I have a directory containing hundreds of thousands of PDF files with quite complex names. I need to be able to move SOME (not all files) from the directory they're in to another directory. Here is an example of my .sh script that handles it:
#!/bin/bash
/usr/bin/echo "Moving subset 300-399"
# 300-399
/usr/bin/mv *-*-*-3[0-9][0-9]-*-*-*-*.pdf ../destination_folder/
/usr/bin/echo "Moving subset 450-499"
# 450-499
/usr/bin/mv *-*-*-4[5-9][0-9]-*-*-*-*.pdf ../destination_folder/
/usr/bin/echo "Moving subset 500-599"
# 500-599
/usr/bin/mv *-*-*-5[0-9][0-9]-*-*-*-*.pdf ../destination_folder/
Because there are so many files and I think that mv is performing an evaluation on every single one, it's taking upwards of two hours to perform the work. This is a script that must be run EVERY day, so I need to find a more efficient way to do the work. Is there a more efficient command I can utilize in a Windows environment or a more efficient way I can evaluate each file in order to speed up the mv process?
As mentioned in the comments, powershell will probably be faster as it is native to windows. The difference in speed will be dependent on the implementation of bash you are using.

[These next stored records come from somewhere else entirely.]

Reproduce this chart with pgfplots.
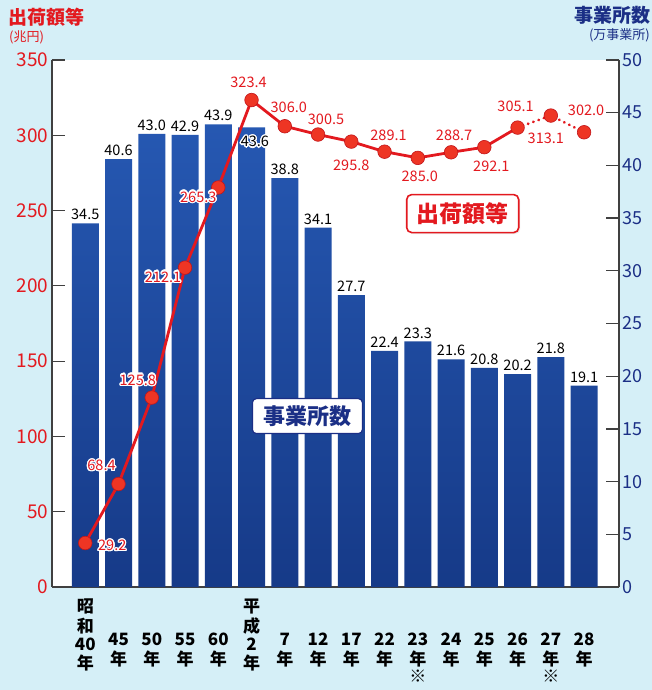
\documentclass[border=0pt]{standalone}
\usepackage{fontspec}
\setmainfont{Noto Sans CJK JP}
\usepackage{pgfplots}
\pgfplotsset{compat=1.18}
\usepackage{pgfplotstable}
\usetikzlibrary{shadows}
\usepackage{contour}
\contourlength{1.3pt}
\definecolor{myred}{HTML}{E3191F}
\definecolor{markred}{HTML}{EE3524}
\definecolor{navy}{HTML}{1B2F86}
\definecolor{bartop}{HTML}{2658B2}
\definecolor{barbot}{HTML}{163A88}
\definecolor{bgcyan}{HTML}{D5EFF7}

\pgfplotstableread{
x y lab
0 34.5 34.5
1 40.6 40.6
2 43.0 43.0
3 42.9 42.9
4 43.9 43.9
5 43.6 {}
6 38.8 38.8
7 34.1 34.1
8 27.7 27.7
9 22.4 22.4
10 23.3 23.3
11 21.6 21.6
12 20.8 20.8
13 20.2 20.2
14 21.8 21.8
15 19.1 19.1
}\bars

\pgfplotstableread{
x y dx dy lab
0 29.2 27 -3 29.2
1 68.4 -17 18 68.4
2 125.8 -14 17 125.8
3 212.1 -22 -10 212.1
4 265.3 -20 -10 265.3
5 323.4 -3 18 323.4
6 306.0 4 19 306.0
7 300.5 8 15 300.5
8 295.8 0 -24 295.8
9 289.1 4 16 289.1
10 285.0 2 -18 285.0
11 288.7 3 17 288.7
12 292.1 7 -19 292.1
13 305.1 -2 21 305.1
14 313.1 -5 -23 313.1
15 302.0 2 22 302.0
}\ship

\newcommand{\xl}[5]{\begin{tabular}{@{}c@{}}#1\\#2\\#3\\#4\\#5\end{tabular}}
\renewcommand{\arraystretch}{0.94}

\begin{document}
\begin{tikzpicture}
\fill[bgcyan] (-52pt,-103pt) rectangle (600pt,587pt);
\begin{axis}[
  at={(0pt,0pt)}, anchor=south west, scale only axis,
  width=567pt, height=527pt,
  xmin=-1, xmax=16.05, ymin=0, ymax=50,
  axis background/.style={fill=white},
  axis x line*=bottom, axis y line*=right,
  axis line style={draw=black!75, line width=1.2pt, -},
  ytick={0,5,...,50},
  yticklabel style={text=navy, font=\fontsize{18}{18}\selectfont},
  /pgf/number format/assume math mode=true,
  tick align=inside, major tick length=13pt,
  ytick style={draw=black!75, line width=1.2pt},
  xtick={0,...,15},
  xtick style={draw=none},
  xticklabels={\xl{昭}{和}{40}{年}{}, \xl{}{}{45}{年}{}, \xl{}{}{50}{年}{}, \xl{}{}{55}{年}{}, \xl{}{}{60}{年}{}, \xl{平}{成}{2}{年}{}, \xl{}{}{7}{年}{}, \xl{}{}{12}{年}{}, \xl{}{}{17}{年}{}, \xl{}{}{22}{年}{}, \xl{}{}{23}{年}{※}, \xl{}{}{24}{年}{}, \xl{}{}{25}{年}{}, \xl{}{}{26}{年}{}, \xl{}{}{27}{年}{※}, \xl{}{}{28}{年}{}},
  xticklabel style={font=\bfseries\fontsize{17}{18}\selectfont, anchor=north, yshift=-12pt, inner sep=0pt},
  clip=false,
]
\addplot[ybar, bar width=27pt, draw=none, top color=bartop, bottom color=barbot,
  nodes near coords, point meta=explicit symbolic,
  every node near coord/.append style={font=\fontsize{14.5}{15}\selectfont, text=black, anchor=south, inner sep=2pt, yshift=1pt}]
  table[x=x, y=y, meta=lab]{\bars};
\node[text=black, font=\fontsize{14.5}{15}\selectfont] at (axis cs:5.1,42.2) {\contour{white}{43.6}};
\end{axis}
\begin{axis}[
  at={(0pt,0pt)}, anchor=south west, scale only axis,
  width=567pt, height=527pt,
  xmin=-1, xmax=16.05, ymin=0, ymax=350,
  axis x line=none, axis y line*=left,
  axis line style={draw=black!75, line width=1.2pt, -},
  ytick={0,50,...,350},
  yticklabel style={text=myred, font=\fontsize{19}{19}\selectfont},
  /pgf/number format/assume math mode=true,
  tick align=inside, major tick length=13pt,
  ytick style={draw=black!75, line width=1.2pt},
  clip=false,
]
\addplot[myred, line width=2.8pt, restrict x to domain=0:13] table[x=x, y=y]{\ship};
\addplot[myred, line width=3pt, line cap=round, dash pattern=on 0.1pt off 5.5pt, restrict x to domain=13:15] table[x=x, y=y]{\ship};
\addplot[only marks, mark=*, mark size=6.8pt, mark options={fill=markred, draw=myred!85!black, line width=0.6pt}]
  table[x=x, y=y]{\ship};
% labels over the bars, with a white outline
\addplot[draw=none, mark=none, restrict x to domain=0:4,
  nodes near coords={\contour{white}{\pgfplotspointmeta}}, point meta=explicit symbolic,
  visualization depends on=\thisrow{dx}\as\dx,
  visualization depends on=\thisrow{dy}\as\dy,
  every node near coord/.append style={text=myred, font=\fontsize{14.5}{15}\selectfont, anchor=center, xshift=\dx pt, yshift=\dy pt}]
  table[x=x, y=y, meta=lab]{\ship};
% labels on the white area
\addplot[draw=none, mark=none, restrict x to domain=5:15,
  nodes near coords, point meta=explicit symbolic,
  visualization depends on=\thisrow{dx}\as\dx,
  visualization depends on=\thisrow{dy}\as\dy,
  every node near coord/.append style={text=myred, font=\fontsize{14.5}{15}\selectfont, anchor=center, xshift=\dx pt, yshift=\dy pt}]
  table[x=x, y=y, meta=lab]{\ship};
\node[draw=myred, line width=1.6pt, rounded corners=5pt, fill=white, text=myred,
  drop shadow={opacity=0.15, shadow xshift=1.5pt, shadow yshift=-1.5pt},
  font=\bfseries\fontsize{23}{23}\selectfont, minimum width=112pt, minimum height=38pt, inner sep=0pt]
  at (axis cs:11.35,248) {出荷額等};
\node[draw=navy, line width=1.2pt, rounded corners=4pt, fill=white, text=navy,
  font=\bfseries\fontsize{22}{22}\selectfont, minimum width=110pt, minimum height=35pt, inner sep=0pt]
  at (axis cs:6.68,113.5) {事業所数};
\end{axis}
\node[anchor=west, text=myred, font=\bfseries\fontsize{19}{19}\selectfont, inner sep=0pt] at (-44pt,570pt) {出荷額等};
\node[anchor=west, text=myred, font=\fontsize{13}{13}\selectfont, inner sep=0pt] at (-43pt,550pt) {(兆円)};
\node[anchor=east, text=navy, font=\bfseries\fontsize{19}{19}\selectfont, inner sep=0pt] at (599pt,572pt) {事業所数};
\node[anchor=east, text=navy, font=\fontsize{13}{13}\selectfont, inner sep=0pt] at (598pt,552pt) {(万事業所)};
\pgfresetboundingbox
\useasboundingbox (-52pt,-103pt) rectangle (600pt,587pt);
\end{tikzpicture}
\end{document}
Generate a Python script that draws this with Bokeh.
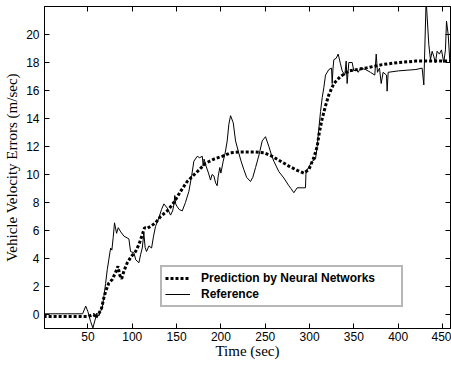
from bokeh.plotting import figure
from bokeh.models import LinearAxis, Legend, LegendItem, FixedTicker, Range1d
from bokeh.embed import file_html
from bokeh.resources import INLINE

# ---- data ----
ref_t = [0, 44, 47.5, 50, 53, 55.6, 58, 60, 62.4, 64, 66.2, 68, 69.9, 71.8, 73.5, 75.6, 77, 78.5, 80,
         82.3, 84.2, 87, 90.6, 96.2, 98.1, 101.9, 104, 107.5, 109.5, 111.3, 113.1, 114.5, 116.1, 118.8,
         121.8, 124, 126.3, 130, 133, 135.7, 139.5, 143.2, 145.5, 147, 148, 149, 150.7, 153, 156.4, 160,
         163.9, 167, 169.5, 173.3, 176, 179, 180, 181, 182.7, 186, 188.3, 190, 192.1, 194, 195.8, 197,
         198.8, 200, 202.6, 205, 207.1, 209, 210.9, 213.9, 216.5, 220.3, 223, 225.9, 229, 233.4, 236,
         239.1, 243, 246.6, 250.3, 254.1, 257, 259.7, 265.4, 271, 276.6, 279, 282.3, 286, 291.7, 295.4,
         296, 303, 306.7, 308.6, 310.5, 312.4, 314.3, 316.1, 318, 321.8, 324.8, 325.5, 326.5, 327.4, 330,
         332.3, 334.9, 336.8, 339.8, 341.3, 342.4, 344.3, 348.1, 349.9, 352.6, 354.9, 357.5, 363.1, 368.7,
         373.6, 375.2, 376.6, 378.9, 380.8, 383, 386.8, 387.5, 388.7, 400, 410, 420, 427, 428.9, 431.5,
         434.5, 436.4, 438.3, 440.1, 442, 443.9, 446.5, 448.8, 451.4, 453.3, 454.5, 456.4, 458.2, 459]
ref_v = [0.05, 0.05, 0.6, 0.2, -0.5, -0.96, -0.4, 0.1, -0.1, 0.2, 0.47, 1.3, 2.2, 3.2, 3.9, 4.75, 4.6, 5.5, 6.55,
         5.8, 6.2, 5.9, 5.6, 5.4, 4.5, 4.4, 3.9, 3.7, 4.3, 4.75, 5.8, 4.8, 4.5, 4.9,
         4.75, 5.6, 6.3, 6.9, 7.5, 7.9, 7.6, 7.1, 7.4, 7.85, 8.5, 7.9, 7.7, 7.5, 7.4, 8.0,
         8.8, 9.9, 10.95, 11.3, 11.2, 11.3, 10.6, 11.1, 10.7, 10.1, 9.6, 10.0, 9.9, 9.4, 9.2, 9.9,
         10.5, 10.1, 10.95, 11.6, 12.4, 13.6, 14.2, 13.7, 12.4, 11.5, 10.9, 10.35, 9.8, 9.5, 9.8,
         10.5, 11.4, 12.4, 12.7, 12.0, 11.4, 10.95, 10.2, 9.75, 9.2, 9.0, 8.7, 9.05, 9.05, 9.05,
         10.2, 10.95, 11.1, 12.0, 13.3, 14.5, 15.5, 16.2, 17.1, 17.5, 17.6, 16.5, 17.6, 18.2, 18.3,
         18.6, 17.9, 17.4, 17.1, 18.1, 16.5, 18.0, 18.0, 17.4, 17.5, 17.3, 17.6, 17.5, 17.3,
         17.1, 18.6, 17.3, 17.6, 16.5, 17.3, 17.1, 15.95, 17.3, 17.4, 17.45, 17.5, 17.6, 16.4, 22.5,
         19.3, 18.2, 18.8, 18.45, 18.0, 18.8, 18.6, 18.9, 18.0, 18.9, 20.95, 20.0, 18.1, 18.0]

pred_t = [0, 50, 54, 56.7, 59, 61, 62.4, 65, 68, 70, 73.6, 77.4, 81.2, 83.8, 86, 88, 90.6, 94.4, 98.9,
          103.7, 107.5, 111.3, 113.9, 116.9, 120.7, 126.3, 131.9, 139.5, 147, 154.5, 162, 173.3, 182.7,
          192.1, 201.5, 210.9, 220.3, 229.7, 239.1, 248.5, 257.9, 267.3, 276.6, 286, 293.5, 299.2, 304.8,
          308.6, 311, 314.3, 318, 321.8, 327.4, 334.9, 344.3, 363.1, 382, 400.7, 419.5, 438.3, 459]
pred_v = [-0.15, -0.15, -0.05, 0.0, -0.25, 0.05, 0.1, 0.35, 1.2, 1.65, 2.25, 2.5, 3.0, 3.45, 2.8, 2.55, 3.1, 3.7, 4.15,
          4.5, 5.0, 5.7, 6.2, 6.15, 6.3, 6.55, 7.0, 7.4, 8.0, 8.8, 9.5, 10.2, 10.8,
          11.1, 11.3, 11.55, 11.6, 11.6, 11.6, 11.55, 11.3, 10.95, 10.6, 10.3, 10.1, 10.35, 11.2,
          12.0, 13.0, 14.0, 14.9, 15.7, 16.5, 17.0, 17.4, 17.6, 17.85, 18.0, 18.1, 18.1, 18.1]

x_ticks = [50, 100, 150, 200, 250, 300, 350, 400, 450]
y_ticks = [0, 2, 4, 6, 8, 10, 12, 14, 16, 18, 20]
labels = ["Prediction by Neural Networks", "Reference"]

TICK_FONT = "Liberation Sans"
LABEL_FONT = "Liberation Serif"

p = figure(width=451, height=369, output_backend="svg", toolbar_location=None,
           x_range=Range1d(1, 459), y_range=Range1d(-1, 22),
           min_border_left=44, min_border_right=1, min_border_top=6, min_border_bottom=41,
           x_axis_label="Time (sec)", y_axis_label="Vehicle Velocity Errors (m/sec)")
p.background_fill_color = "white"
p.border_fill_color = "white"
p.outline_line_color = "black"
p.outline_line_width = 1
p.xgrid.visible = False
p.ygrid.visible = False

r_pred = p.line(pred_t, pred_v, line_color="black", line_width=3, line_dash="3 2")
r_ref = p.line(ref_t, ref_v, line_color="black", line_width=1)

def style_axis(ax, ticks, show_labels=True):
    ax.ticker = FixedTicker(ticks=ticks)
    ax.major_tick_in = 5
    ax.major_tick_out = 0
    ax.minor_tick_line_color = None
    ax.major_tick_line_color = "black"
    ax.axis_line_color = "black"
    if show_labels:
        ax.major_label_text_font = TICK_FONT
        ax.major_label_text_font_size = "12px"
        ax.major_label_text_color = "black"
        ax.axis_label_text_font = LABEL_FONT
        ax.axis_label_text_font_size = "15px"
        ax.axis_label_text_font_style = "normal"
        ax.axis_label_text_color = "black"
    else:
        ax.major_label_text_font_size = "0px"
        ax.major_label_text_color = None
        ax.major_label_standoff = 0

style_axis(p.xaxis[0], x_ticks)
style_axis(p.yaxis[0], y_ticks)
p.xaxis[0].major_label_standoff = 3
p.xaxis[0].axis_label_standoff = -1
p.yaxis[0].major_label_standoff = 5
p.yaxis[0].axis_label_standoff = 3

top = LinearAxis()
style_axis(top, x_ticks, show_labels=False)
right = LinearAxis()
style_axis(right, y_ticks, show_labels=False)
p.add_layout(top, "above")
p.add_layout(right, "right")

legend = Legend(items=[LegendItem(label=labels[0], renderers=[r_pred]),
                       LegendItem(label=labels[1], renderers=[r_ref])],
                location=(116, 21))
legend.label_text_font = TICK_FONT
legend.label_text_font_size = "12px"
legend.label_text_font_style = "bold"
legend.label_text_color = "black"
legend.glyph_width = 25
legend.glyph_height = 16
legend.label_height = 16
legend.label_standoff = 11
legend.label_width = 197
legend.padding = 3
legend.spacing = 0
legend.margin = 0
legend.border_line_color = "#707070"
legend.border_line_width = 2
legend.background_fill_color = "white"
legend.background_fill_alpha = 1
p.add_layout(legend)

open("out.html", "w").write(file_html(p, INLINE))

For a pure bash solution, you can try :
#!/bin/bash
find /input/folder -regextype posix-extended -regex '^(?:[^-]+-){3}(?:4[5-9]|[35][0-9])[0-9](?:-[^-]+){4}\.pdf$' -exec mv {} /destination/folder +
Explanation :
find /input/folder -regextype posix-extended -regex :
find every file in your input folder that match the regex
'^(?:[^-]+-){3}(?:4[5-9]|[35][0-9])[0-9](?:-[^-]+){4}\.pdf$'
the pattern matching your files. More explanations here
-exec mv {} /destination/folder +
execute the mv command on every file found
the + symbol means the command will be executed in as few calls as possible, when the find command has discovered every file matching the regex
It is worth to mention that the duration of these mv commands depends on the amount of data of course: the total size of the pdf files in the current directory.
Please, note that mv command has at least 2 different behaviors with different performances, depending on the location of the ../destination_folder/ directory:
../destination_folder/ and *.pdf files on different file systems: the mv command is copying the files and then removing them from the source directory.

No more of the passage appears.